Oba zespoły przerwały swoje świetne serie. O ile Eibar zrobił jednorazowy wyjątek, o tyle Malaga po znakomitym grudniu, teraz wytraciła rozpęd, a spotkanie na Ipurua oznacza kolejne kłopoty.
Po czterech zwycięstwach z rzędu przyszła pora na zimny prysznic i wysoką porazkę w derbach Kraju Basków. Jednak nie przeszkodziło to w ofensywnej grze i śrubowaniu rekordów strzeleckich, bo w ostatnich pięciu spotkania Los Armeros strzelili aż 15 goli! Duża w tym zasługa Borjy Bastona, który trafiał we wszystkich spotkaniach i uzbierał siedem bramek. Wysoka forma wychowanka Atletico Madryt to jedno, ale również jego kompani, a zwłaszcza prawa strona w osobach Andera Capy i Keko Gontana rozbijają kolejne obrony w Primera Division.

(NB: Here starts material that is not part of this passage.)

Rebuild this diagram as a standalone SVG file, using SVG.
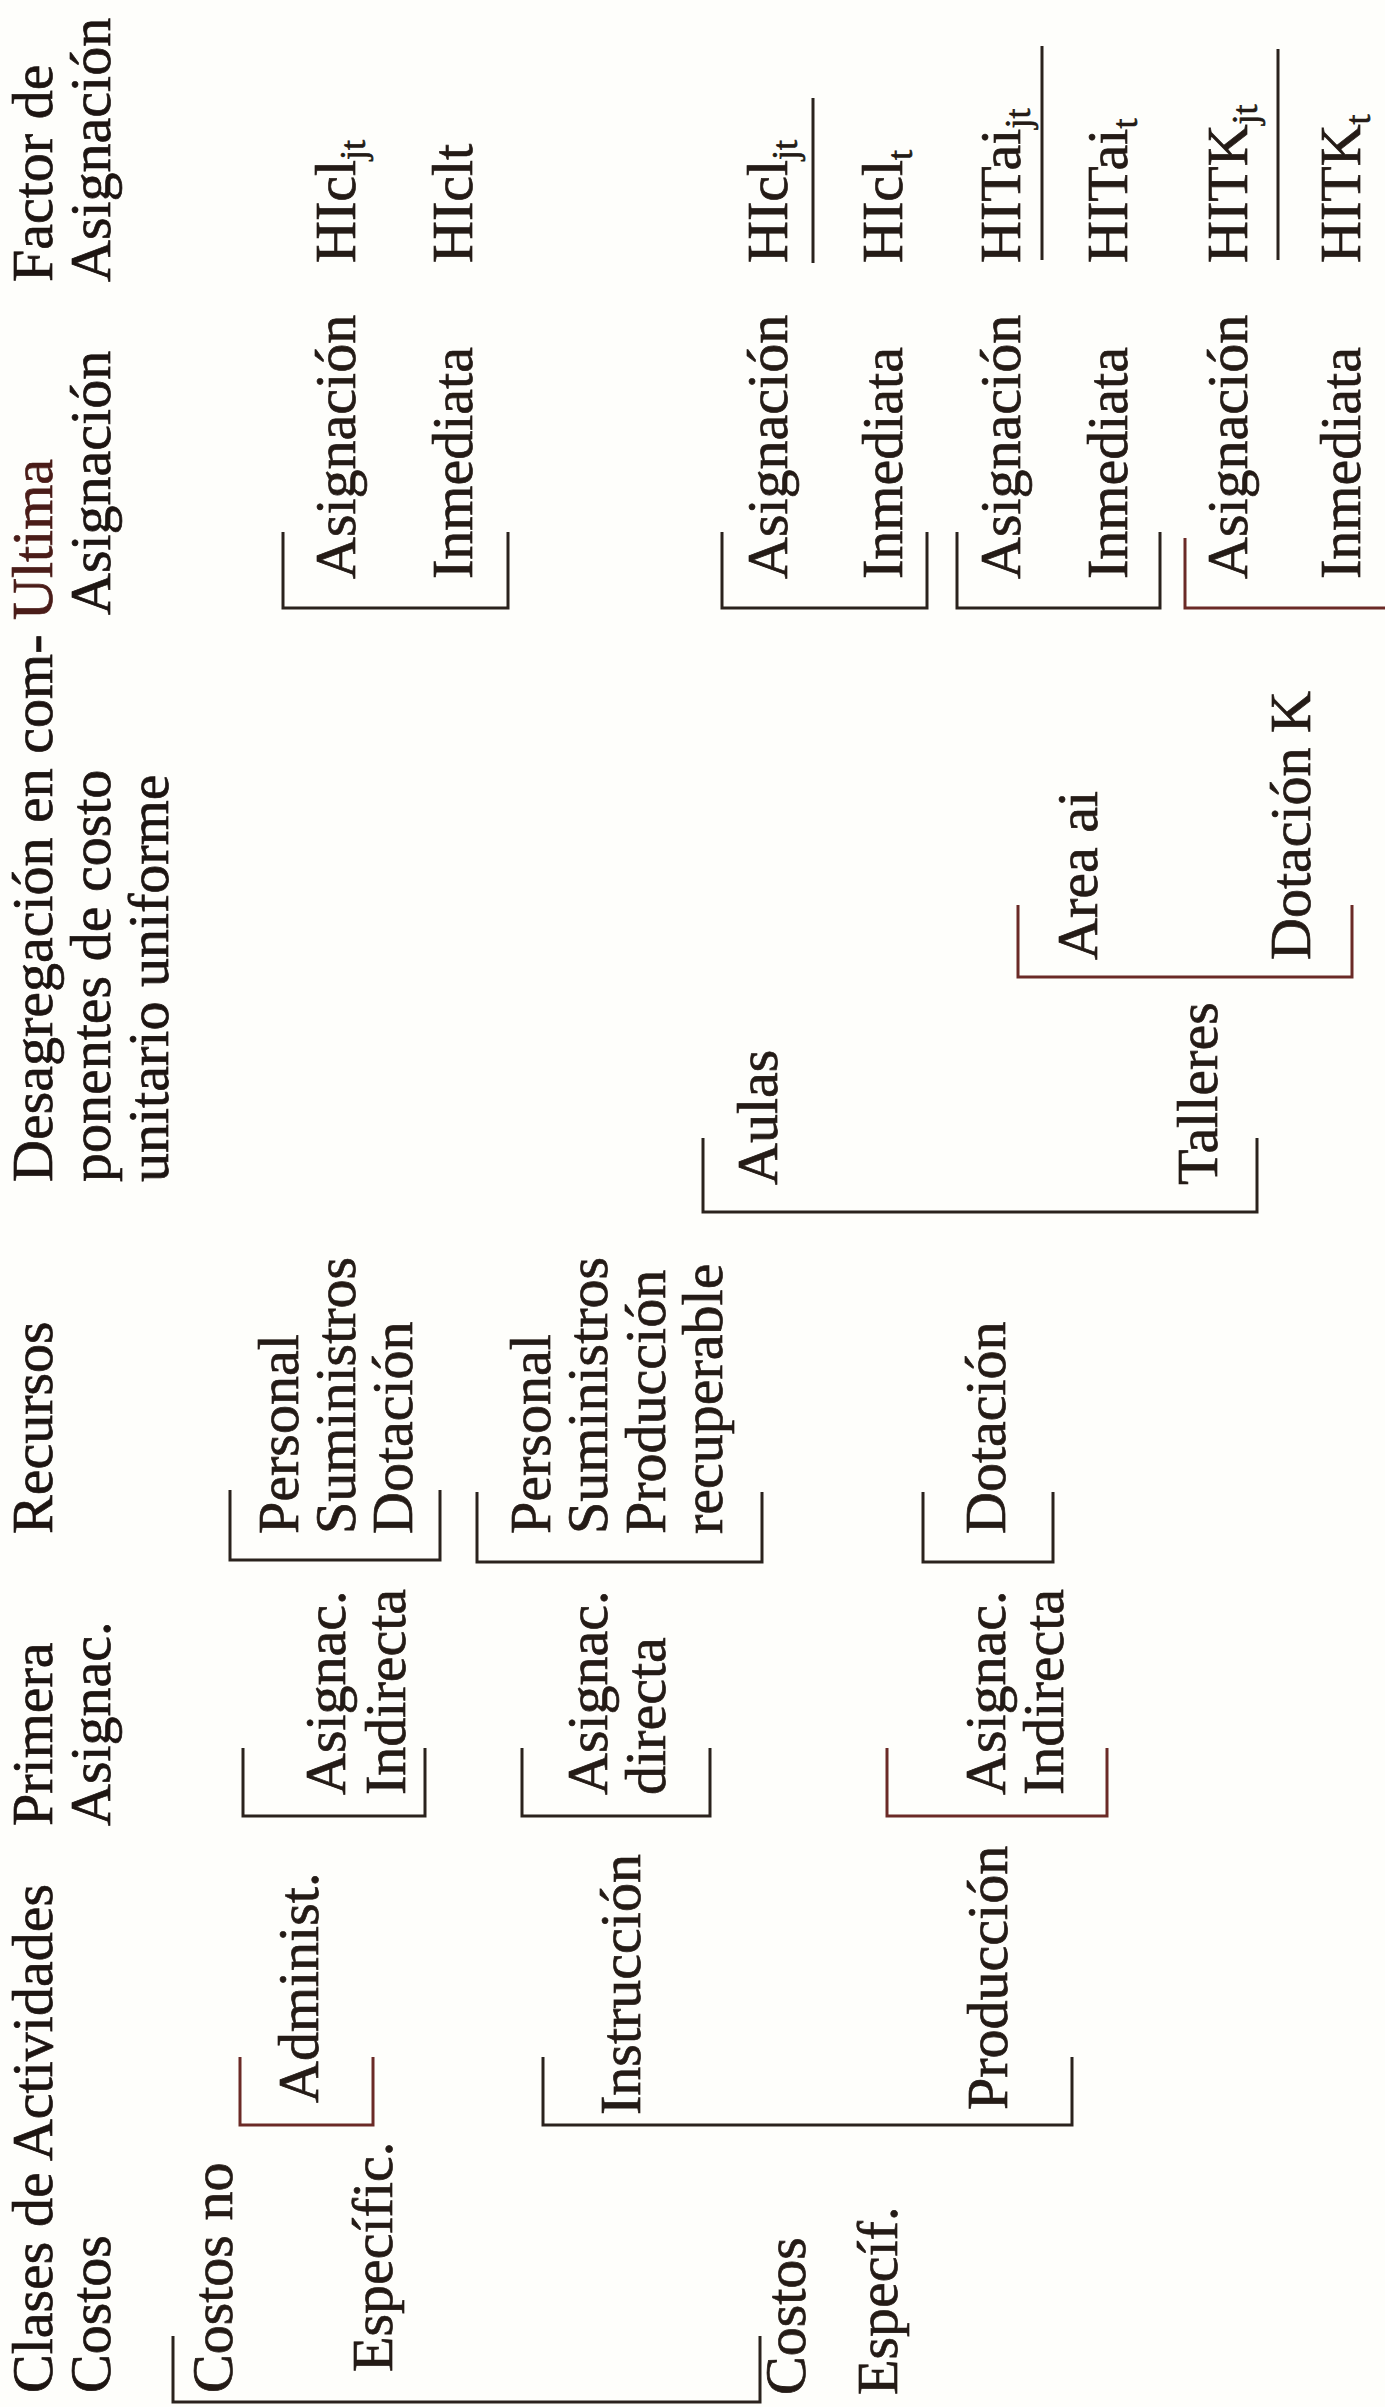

Jeśli jesteśmy przy liniach defensywnych, nie sposób pominąć Malagę, Boquerones posiadają czwartą najlepszą defensywę w lidze, jednak Javi Gracia może powiedzieć pewne “ale” przed sobotnią potyczką. Tym “ale” jest brak Weligtona i Marcosa Angeleriego, czyli podstawowej pary stoperów z ostatniego spotkania! Oczywistym zastępcą będzie Raul Albentosa – powrót na stare śmieci. Problem pojawia się przy drugim nazwisku i może stanowić niemały handicap dla gospodarzy.
Co ciekawe Malaga w ostatnich pięciu spotkaniach wyjazdowych przegrała tylko raz – na Ramon Sanchez Pizjuan, z kolei Eibar notuje passę trzech zwycięst z rzędu w domu, a z ich kameralnego stadionu komplet punktów wywieźli tylko madryccy giganci.
Absencje:
Eibar: Jaime, Luna, Ramis (kontuzje) Eddy Silvestre (decyzja trenera)
Malaga: Weligton, Angeleri, Juan Carlos, Flavio Ferreira (kontuzje) Duda (choroba)
Początek spotkania na Estadio Ipurua o godzinie 18:15. Arbitrem głównym będzie Antonio Mateu Lahoz.